Burial for a King by Rebecca Burns (Scribner. $25. 256 pp.)
Former Atlanta magazine editor in chief (and now its director if digital strategy) Rebecca Burns examines the week following the Rev. Martin Luther King Jr.’s assassination in Atlanta in this nimble, fresh take on Civil Rights-era history.
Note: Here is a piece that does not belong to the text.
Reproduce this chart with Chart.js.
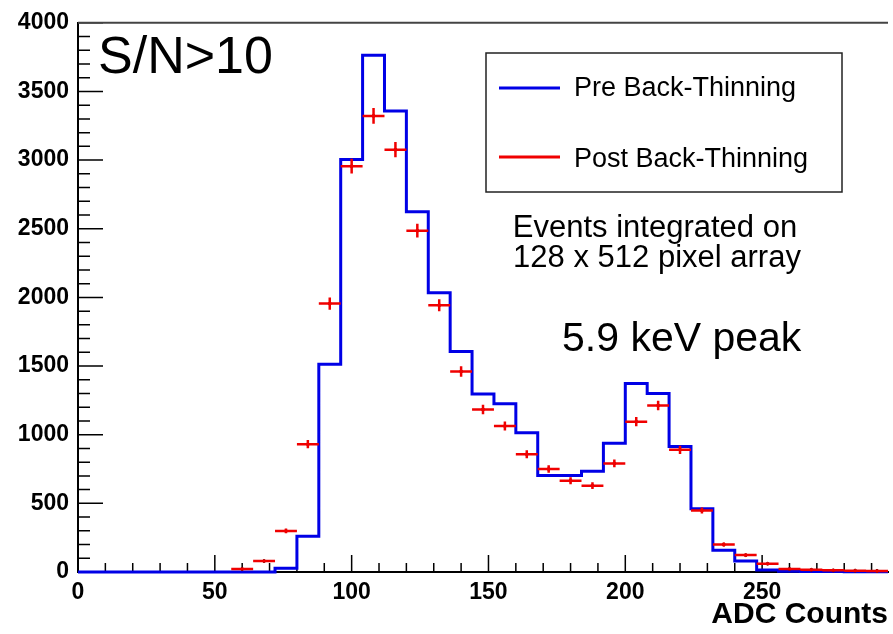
<!DOCTYPE html>
<html>
<head>
<meta charset="utf-8">
<title>ADC Counts spectrum</title>
<script src="https://cdn.jsdelivr.net/npm/chart.js@4.4.0/dist/chart.umd.min.js"></script>
<style>
  html, body { margin: 0; padding: 0; background: #fff; }
  #wrap { width: 893px; height: 634px; position: relative; }
</style>
</head>
<body>
<div id="wrap"><canvas id="spectrum" width="893" height="634"></canvas></div>
<script>
// histogram bins, 8 ADC counts wide (left edges)
const binWidth = 8;
const binStarts = [0, 8, 16, 24, 32, 40, 48, 56, 64, 72, 80, 88, 96, 104, 112, 120, 128, 136,
  144, 152, 160, 168, 176, 184, 192, 200, 208, 216, 224, 232, 240, 248, 256, 264, 272, 280, 288];

// Pre Back-Thinning (blue step line)
const preValues = [0, 0, 0, 0, 0, 0, 0, 0, 0, 27, 260, 1514, 3004, 3763, 3358, 2623, 2033, 1606,
  1297, 1225, 1015, 702, 702, 733, 938, 1372, 1300, 914, 461, 159, 80, 14, 5, 4, 3, 2, 2];

// Post Back-Thinning (red points with error bars)
const postValues = [null, null, null, null, null, null, null, 22, 80, 299, 931, 1955, 2956, 3322, 3076, 2486, 1943, 1461,
  1184, 1063, 858, 750, 665, 629, 791, 1095, 1213, 890, 448, 200, 123, 60, 22, 16, 12, 10, 8];

const xTickLabels = [0, 50, 100, 150, 200, 250];
const yTickLabels = [0, 500, 1000, 1500, 2000, 2500, 3000, 3500, 4000];
const legendLabels = ['Pre Back-Thinning', 'Post Back-Thinning'];

const preColor = '#0000e6';
const postColor = '#f00000';
const fontFamily = "'Liberation Sans', Arial, Helvetica, sans-serif";

Chart.defaults.font.family = fontFamily;
Chart.defaults.color = '#000';

const xMax = 296;

const preData = binStarts.map((x, i) => ({ x: x, y: preValues[i] }));
preData.push({ x: xMax, y: preValues[preValues.length - 1] });

const postData = [];
binStarts.forEach((x, i) => {
    if (postValues[i] !== null) postData.push({ x: x + binWidth / 2, y: postValues[i] });
});

// inward tick marks + top frame line
const frameTicks = {
    id: 'frameTicks',
    beforeDatasetsDraw(chart) {
        const { ctx, chartArea: a, scales: { x, y } } = chart;
        ctx.save();
        ctx.strokeStyle = '#000';
        ctx.lineWidth = 1.5;
        ctx.beginPath();
        for (let v = 0; v <= x.max; v += 10) {
            const px = x.getPixelForValue(v);
            const len = v % 50 === 0 ? 17 : 9;
            ctx.moveTo(px, a.bottom);
            ctx.lineTo(px, a.bottom - len);
        }
        for (let v = 0; v <= y.max; v += 100) {
            const py = y.getPixelForValue(v);
            const len = v % 500 === 0 ? 25 : 12;
            ctx.moveTo(a.left, py);
            ctx.lineTo(a.left + len, py);
        }
        ctx.stroke();

        ctx.strokeStyle = '#444';
        ctx.lineWidth = 2;
        ctx.beginPath();
        ctx.moveTo(a.left, a.top);
        ctx.lineTo(a.right, a.top);
        ctx.stroke();
        ctx.restore();
    }
};

// horizontal (bin width) and vertical (sqrt N) error bars for the red points
const errorBars = {
    id: 'errorBars',
    afterDatasetsDraw(chart) {
        const { ctx, scales: { x, y } } = chart;
        const meta = chart.getDatasetMeta(1);
        ctx.save();
        ctx.strokeStyle = postColor;
        ctx.lineWidth = 2.5;
        ctx.beginPath();
        meta.data.forEach((pt, i) => {
            const d = postData[i];
            const err = Math.sqrt(d.y);
            ctx.moveTo(x.getPixelForValue(d.x - binWidth / 2), pt.y);
            ctx.lineTo(x.getPixelForValue(d.x + binWidth / 2), pt.y);
            ctx.moveTo(pt.x, y.getPixelForValue(d.y + err));
            ctx.lineTo(pt.x, y.getPixelForValue(d.y - err));
        });
        ctx.stroke();
        ctx.restore();
    }
};

// legend box and text labels
const annotations = {
    id: 'annotations',
    afterDraw(chart) {
        const ctx = chart.ctx;
        ctx.save();

        // legend
        ctx.fillStyle = '#fff';
        ctx.fillRect(486, 53, 356, 139);
        ctx.strokeStyle = '#222';
        ctx.lineWidth = 1.5;
        ctx.strokeRect(486, 53, 356, 139);

        ctx.lineWidth = 3;
        ctx.strokeStyle = preColor;
        ctx.beginPath(); ctx.moveTo(499, 88); ctx.lineTo(560, 88); ctx.stroke();
        ctx.strokeStyle = postColor;
        ctx.beginPath(); ctx.moveTo(499, 157); ctx.lineTo(560, 157); ctx.stroke();

        ctx.fillStyle = '#000';
        ctx.textBaseline = 'alphabetic';
        ctx.textAlign = 'left';
        ctx.font = '27px ' + fontFamily;
        ctx.fillText(legendLabels[0], 574, 96);
        ctx.fillText(legendLabels[1], 574, 167);

        ctx.font = '52px ' + fontFamily;
        ctx.fillText('S/N>10', 98, 73);

        ctx.textAlign = 'center';
        ctx.font = '31px ' + fontFamily;
        ctx.fillText('Events integrated on', 655, 237);
        ctx.fillText('128 x 512 pixel array', 657, 267);

        ctx.textAlign = 'left';
        ctx.font = '41px ' + fontFamily;
        ctx.fillText('5.9 keV peak', 562, 351);

        ctx.restore();
    }
};

new Chart(document.getElementById('spectrum'), {
    type: 'line',
    data: {
        datasets: [
            {
                label: legendLabels[0],
                data: preData,
                borderColor: preColor,
                borderWidth: 3,
                stepped: true,
                pointRadius: 0,
                fill: false,
                clip: false,
                order: 2
            },
            {
                type: 'scatter',
                label: legendLabels[1],
                data: postData,
                borderColor: '#900000',
                backgroundColor: '#900000',
                pointRadius: 1.5,
                showLine: false,
                clip: false,
                order: 1
            }
        ]
    },
    options: {
        responsive: false,
        animation: false,
        events: [],
        layout: { padding: { top: 19, right: 0, left: 0, bottom: 0 } },
        plugins: {
            legend: { display: false },
            tooltip: { enabled: false }
        },
        scales: {
            x: {
                type: 'linear',
                min: 0,
                max: xMax,
                afterFit: s => { s.height = 62; },
                afterBuildTicks: s => { s.ticks = xTickLabels.map(v => ({ value: v })); },
                grid: { display: false, drawTicks: false },
                border: { display: true, color: '#000', width: 2 },
                ticks: {
                    font: { size: 23, weight: 'bold' },
                    color: '#000',
                    padding: 7,
                    maxRotation: 0,
                    autoSkip: false,
                    callback: v => String(v)
                },
                title: {
                    display: true,
                    text: 'ADC Counts',
                    align: 'end',
                    color: '#000',
                    font: { size: 30, weight: 'bold' },
                    padding: { top: 0, bottom: 1 }
                }
            },
            y: {
                type: 'linear',
                min: 0,
                max: 4000,
                afterFit: s => { s.width = 78; },
                afterBuildTicks: s => { s.ticks = yTickLabels.map(v => ({ value: v })); },
                grid: { display: false, drawTicks: false },
                border: { display: true, color: '#000', width: 2 },
                ticks: {
                    font: { size: 23, weight: 'bold' },
                    color: '#000',
                    padding: 9,
                    autoSkip: false,
                    callback: v => String(v)
                }
            }
        }
    },
    plugins: [frameTicks, errorBars, annotations]
});
</script>
</body>
</html>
With a nearly minute-by-minute breakdown of that week’s events, Burn’s book tells the story from a variety of perspectives, giving this chapter of King’s legacy a much deserved stereoscopic treatment. — WW

FUN
Dark Avengers by Brian Michael Bendis and Mike Deodato (Marvel, $49.95, 400 pp.)
From 2009-2010, one of Marvel’s most popular titles explored the outlandish premise that Norman Osborn (aka the Green Goblin) took control of America’s national security system and assembled a team of villains, psychopaths, and misguided good guys passed for heroes protecting the public good. This omnibus collection of Dark Avengers issues wraps a sharp critique of national security abuses within spectacular superpowered conflicts, embellished by Bendis’ snappy dialogue and Deodato’s rich, moody illustrations.
— CH


The Art of Fielding by Chad Harbach (Little, Brown and Company. $25.99. 528 pp.)
Chad Harbach’s debut novel tells the story of Henry Fielding, a young Midwestern kid who might turn out to be the greatest shortstop in baseball history, and the university that takes him and hones his skills. That might sound like a classic old-fashioned story, which it is to some degree, but this page-turner explores baseball and campus life with expansive insight, not unlike Jonathan Franzen’s wide-angle social novels.
— WW

WEAR



FANCY
Sid Mashburn Oyster Shell Belt Buckle ($75)
We’d trust menswear-insider Sid Mashburn with just about any advice or tailoring he can offer at his eponymous local boutique, but this handcast brass oyster shell belt buckle speaks for itself. Beautiful enough to just look at on its own, the buckle has a sophisticated Southern charm. www.sidmashburn.com.
— WW


FUN
Streetela tees ($10-$20)
Local fashion upstart Streetela has tapped a number of local artists to design affordable shirts and bags. Wheat paste street artists the Paper Twins, conceptual artist Nikita Gale, Plastic Aztecs member Dorothy Stucki, and a number of others contribute vivid work to the new line. www.streetela.com.